**PROBLEM TO WORK ON**.
Drop the images; return everything else in the listing below exactly.

**DATA SEGMENT**.
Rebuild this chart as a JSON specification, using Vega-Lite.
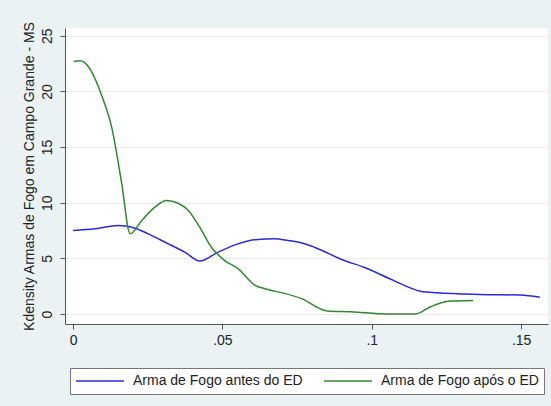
{
  "$schema": "https://vega.github.io/schema/vega-lite/v6.json",
  "width": 551,
  "height": 406,
  "autosize": {"type": "fit", "contains": "padding"},
  "padding": {"left": 22, "top": 28, "right": 3, "bottom": 11},
  "background": "#eaf2f3",
  "config": {
    "font": "Liberation Sans",
    "view": {"fill": "white", "stroke": null},
    "axis": {"labelFont": "Liberation Sans", "titleFont": "Liberation Sans", "labelColor": "#222", "titleColor": "#222", "domainColor": "#555", "tickColor": "#555", "labelFontSize": 14, "titleFontSize": 14, "titleFontWeight": "normal"},
    "legend": {"labelFont": "Liberation Sans", "labelFontSize": 14, "labelColor": "#222", "labelLimit": 400, "layout": {"bottom": {"anchor": "middle"}}}
  },
  "data": {"values": [
    {"x": 0.0000, "y": 7.5, "s": "Arma de Fogo antes do ED"},
    {"x": 0.0074, "y": 7.65, "s": "Arma de Fogo antes do ED"},
    {"x": 0.0152, "y": 7.95, "s": "Arma de Fogo antes do ED"},
    {"x": 0.0197, "y": 7.8, "s": "Arma de Fogo antes do ED"},
    {"x": 0.0252, "y": 7.2, "s": "Arma de Fogo antes do ED"},
    {"x": 0.0319, "y": 6.3, "s": "Arma de Fogo antes do ED"},
    {"x": 0.0374, "y": 5.56, "s": "Arma de Fogo antes do ED"},
    {"x": 0.0424, "y": 4.76, "s": "Arma de Fogo antes do ED"},
    {"x": 0.0486, "y": 5.56, "s": "Arma de Fogo antes do ED"},
    {"x": 0.0552, "y": 6.3, "s": "Arma de Fogo antes do ED"},
    {"x": 0.0619, "y": 6.7, "s": "Arma de Fogo antes do ED"},
    {"x": 0.0674, "y": 6.75, "s": "Arma de Fogo antes do ED"},
    {"x": 0.0720, "y": 6.6, "s": "Arma de Fogo antes do ED"},
    {"x": 0.0763, "y": 6.4, "s": "Arma de Fogo antes do ED"},
    {"x": 0.0808, "y": 6.0, "s": "Arma de Fogo antes do ED"},
    {"x": 0.0908, "y": 4.8, "s": "Arma de Fogo antes do ED"},
    {"x": 0.0974, "y": 4.2, "s": "Arma de Fogo antes do ED"},
    {"x": 0.1074, "y": 3.0, "s": "Arma de Fogo antes do ED"},
    {"x": 0.1163, "y": 2.05, "s": "Arma de Fogo antes do ED"},
    {"x": 0.1219, "y": 1.9, "s": "Arma de Fogo antes do ED"},
    {"x": 0.1363, "y": 1.75, "s": "Arma de Fogo antes do ED"},
    {"x": 0.1497, "y": 1.7, "s": "Arma de Fogo antes do ED"},
    {"x": 0.1563, "y": 1.5, "s": "Arma de Fogo antes do ED"},
    {"x": 0.0002, "y": 22.7, "s": "Arma de Fogo após o ED"},
    {"x": 0.0024, "y": 22.75, "s": "Arma de Fogo após o ED"},
    {"x": 0.0052, "y": 22.2, "s": "Arma de Fogo após o ED"},
    {"x": 0.0097, "y": 19.55, "s": "Arma de Fogo após o ED"},
    {"x": 0.0130, "y": 16.7, "s": "Arma de Fogo após o ED"},
    {"x": 0.0163, "y": 11.7, "s": "Arma de Fogo após o ED"},
    {"x": 0.0191, "y": 7.2, "s": "Arma de Fogo após o ED"},
    {"x": 0.0230, "y": 8.4, "s": "Arma de Fogo após o ED"},
    {"x": 0.0274, "y": 9.6, "s": "Arma de Fogo após o ED"},
    {"x": 0.0313, "y": 10.2, "s": "Arma de Fogo após o ED"},
    {"x": 0.0352, "y": 9.95, "s": "Arma de Fogo após o ED"},
    {"x": 0.0386, "y": 9.3, "s": "Arma de Fogo após o ED"},
    {"x": 0.0424, "y": 7.8, "s": "Arma de Fogo após o ED"},
    {"x": 0.0463, "y": 6.0, "s": "Arma de Fogo após o ED"},
    {"x": 0.0508, "y": 4.8, "s": "Arma de Fogo após o ED"},
    {"x": 0.0552, "y": 4.08, "s": "Arma de Fogo após o ED"},
    {"x": 0.0608, "y": 2.6, "s": "Arma de Fogo após o ED"},
    {"x": 0.0652, "y": 2.2, "s": "Arma de Fogo após o ED"},
    {"x": 0.0708, "y": 1.85, "s": "Arma de Fogo após o ED"},
    {"x": 0.0763, "y": 1.4, "s": "Arma de Fogo após o ED"},
    {"x": 0.0852, "y": 0.27, "s": "Arma de Fogo após o ED"},
    {"x": 0.0930, "y": 0.2, "s": "Arma de Fogo após o ED"},
    {"x": 0.1052, "y": 0.0, "s": "Arma de Fogo após o ED"},
    {"x": 0.1147, "y": 0.0, "s": "Arma de Fogo após o ED"},
    {"x": 0.1197, "y": 0.65, "s": "Arma de Fogo após o ED"},
    {"x": 0.1263, "y": 1.16, "s": "Arma de Fogo após o ED"},
    {"x": 0.1339, "y": 1.22, "s": "Arma de Fogo após o ED"}
  ]},
  "mark": {"type": "line", "strokeWidth": 1.5, "interpolate": "monotone"},
  "encoding": {
    "x": {"field": "x", "type": "quantitative",
      "scale": {"domain": [-0.0027, 0.159], "nice": false, "zero": false},
      "axis": {"values": [0, 0.05, 0.1, 0.15], "grid": false, "title": null, "tickSize": 5, "labelPadding": 4,
        "labelExpr": "datum.value == 0 ? '0' : substring(format(datum.value, '.2~f'), 1)"}},
    "y": {"field": "y", "type": "quantitative",
      "scale": {"domain": [-0.9, 25.7], "nice": false, "zero": false},
      "axis": {"values": [0, 5, 10, 15, 20, 25], "grid": true, "gridColor": "#ececec", "title": "Kdensity Armas de Fogo em Campo Grande - MS",
        "tickSize": 5, "labelAngle": -90, "labelAlign": "center", "labelBaseline": "bottom", "labelPadding": 6, "titlePadding": 4}},
    "color": {"field": "s", "type": "nominal",
      "scale": {"domain": ["Arma de Fogo antes do ED", "Arma de Fogo após o ED"], "range": ["#2a2ad8", "#2f8a2f"]},
      "legend": {"title": null, "orient": "bottom", "direction": "horizontal", "symbolType": "stroke", "symbolSize": 2304, "symbolStrokeWidth": 1.5, "clipHeight": 16,
        "strokeColor": "#777", "fillColor": "white", "padding": 5, "columnPadding": 20, "labelOffset": 8, "offset": 21}}
  }
}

**EXERCISE OUTPUT**.
Rebuild this chart as a JSON specification, using Vega-Lite.
{
  "$schema": "https://vega.github.io/schema/vega-lite/v6.json",
  "width": 551,
  "height": 406,
  "autosize": {"type": "fit", "contains": "padding"},
  "padding": {"left": 22, "top": 28, "right": 3, "bottom": 11},
  "background": "#eaf2f3",
  "config": {
    "font": "Liberation Sans",
    "view": {"fill": "white", "stroke": null},
    "axis": {"labelFont": "Liberation Sans", "titleFont": "Liberation Sans", "labelColor": "#222", "titleColor": "#222", "domainColor": "#555", "tickColor": "#555", "labelFontSize": 14, "titleFontSize": 14, "titleFontWeight": "normal"},
    "legend": {"labelFont": "Liberation Sans", "labelFontSize": 14, "labelColor": "#222", "labelLimit": 400, "layout": {"bottom": {"anchor": "middle"}}}
  },
  "data": {"values": [
    {"x": 0.0000, "y": 7.5, "s": "Arma de Fogo antes do ED"},
    {"x": 0.0074, "y": 7.65, "s": "Arma de Fogo antes do ED"},
    {"x": 0.0152, "y": 7.95, "s": "Arma de Fogo antes do ED"},
    {"x": 0.0197, "y": 7.8, "s": "Arma de Fogo antes do ED"},
    {"x": 0.0252, "y": 7.2, "s": "Arma de Fogo antes do ED"},
    {"x": 0.0319, "y": 6.3, "s": "Arma de Fogo antes do ED"},
    {"x": 0.0374, "y": 5.56, "s": "Arma de Fogo antes do ED"},
    {"x": 0.0424, "y": 4.76, "s": "Arma de Fogo antes do ED"},
    {"x": 0.0486, "y": 5.56, "s": "Arma de Fogo antes do ED"},
    {"x": 0.0552, "y": 6.3, "s": "Arma de Fogo antes do ED"},
    {"x": 0.0619, "y": 6.7, "s": "Arma de Fogo antes do ED"},
    {"x": 0.0674, "y": 6.75, "s": "Arma de Fogo antes do ED"},
    {"x": 0.0720, "y": 6.6, "s": "Arma de Fogo antes do ED"},
    {"x": 0.0763, "y": 6.4, "s": "Arma de Fogo antes do ED"},
    {"x": 0.0808, "y": 6.0, "s": "Arma de Fogo antes do ED"},
    {"x": 0.0908, "y": 4.8, "s": "Arma de Fogo antes do ED"},
    {"x": 0.0974, "y": 4.2, "s": "Arma de Fogo antes do ED"},
    {"x": 0.1074, "y": 3.0, "s": "Arma de Fogo antes do ED"},
    {"x": 0.1163, "y": 2.05, "s": "Arma de Fogo antes do ED"},
    {"x": 0.1219, "y": 1.9, "s": "Arma de Fogo antes do ED"},
    {"x": 0.1363, "y": 1.75, "s": "Arma de Fogo antes do ED"},
    {"x": 0.1497, "y": 1.7, "s": "Arma de Fogo antes do ED"},
    {"x": 0.1563, "y": 1.5, "s": "Arma de Fogo antes do ED"},
    {"x": 0.0002, "y": 22.7, "s": "Arma de Fogo após o ED"},
    {"x": 0.0024, "y": 22.75, "s": "Arma de Fogo após o ED"},
    {"x": 0.0052, "y": 22.2, "s": "Arma de Fogo após o ED"},
    {"x": 0.0097, "y": 19.55, "s": "Arma de Fogo após o ED"},
    {"x": 0.0130, "y": 16.7, "s": "Arma de Fogo após o ED"},
    {"x": 0.0163, "y": 11.7, "s": "Arma de Fogo após o ED"},
    {"x": 0.0191, "y": 7.2, "s": "Arma de Fogo após o ED"},
    {"x": 0.0230, "y": 8.4, "s": "Arma de Fogo após o ED"},
    {"x": 0.0274, "y": 9.6, "s": "Arma de Fogo após o ED"},
    {"x": 0.0313, "y": 10.2, "s": "Arma de Fogo após o ED"},
    {"x": 0.0352, "y": 9.95, "s": "Arma de Fogo após o ED"},
    {"x": 0.0386, "y": 9.3, "s": "Arma de Fogo após o ED"},
    {"x": 0.0424, "y": 7.8, "s": "Arma de Fogo após o ED"},
    {"x": 0.0463, "y": 6.0, "s": "Arma de Fogo após o ED"},
    {"x": 0.0508, "y": 4.8, "s": "Arma de Fogo após o ED"},
    {"x": 0.0552, "y": 4.08, "s": "Arma de Fogo após o ED"},
    {"x": 0.0608, "y": 2.6, "s": "Arma de Fogo após o ED"},
    {"x": 0.0652, "y": 2.2, "s": "Arma de Fogo após o ED"},
    {"x": 0.0708, "y": 1.85, "s": "Arma de Fogo após o ED"},
    {"x": 0.0763, "y": 1.4, "s": "Arma de Fogo após o ED"},
    {"x": 0.0852, "y": 0.27, "s": "Arma de Fogo após o ED"},
    {"x": 0.0930, "y": 0.2, "s": "Arma de Fogo após o ED"},
    {"x": 0.1052, "y": 0.0, "s": "Arma de Fogo após o ED"},
    {"x": 0.1147, "y": 0.0, "s": "Arma de Fogo após o ED"},
    {"x": 0.1197, "y": 0.65, "s": "Arma de Fogo após o ED"},
    {"x": 0.1263, "y": 1.16, "s": "Arma de Fogo após o ED"},
    {"x": 0.1339, "y": 1.22, "s": "Arma de Fogo após o ED"}
  ]},
  "mark": {"type": "line", "strokeWidth": 1.5, "interpolate": "monotone"},
  "encoding": {
    "x": {"field": "x", "type": "quantitative",
      "scale": {"domain": [-0.0027, 0.159], "nice": false, "zero": false},
      "axis": {"values": [0, 0.05, 0.1, 0.15], "grid": false, "title": null, "tickSize": 5, "labelPadding": 4,
        "labelExpr": "datum.value == 0 ? '0' : substring(format(datum.value, '.2~f'), 1)"}},
    "y": {"field": "y", "type": "quantitative",
      "scale": {"domain": [-0.9, 25.7], "nice": false, "zero": false},
      "axis": {"values": [0, 5, 10, 15, 20, 25], "grid": true, "gridColor": "#ececec", "title": "Kdensity Armas de Fogo em Campo Grande - MS",
        "tickSize": 5, "labelAngle": -90, "labelAlign": "center", "labelBaseline": "bottom", "labelPadding": 6, "titlePadding": 4}},
    "color": {"field": "s", "type": "nominal",
      "scale": {"domain": ["Arma de Fogo antes do ED", "Arma de Fogo após o ED"], "range": ["#2a2ad8", "#2f8a2f"]},
      "legend": {"title": null, "orient": "bottom", "direction": "horizontal", "symbolType": "stroke", "symbolSize": 2304, "symbolStrokeWidth": 1.5, "clipHeight": 16,
        "strokeColor": "#777", "fillColor": "white", "padding": 5, "columnPadding": 20, "labelOffset": 8, "offset": 21}}
  }
}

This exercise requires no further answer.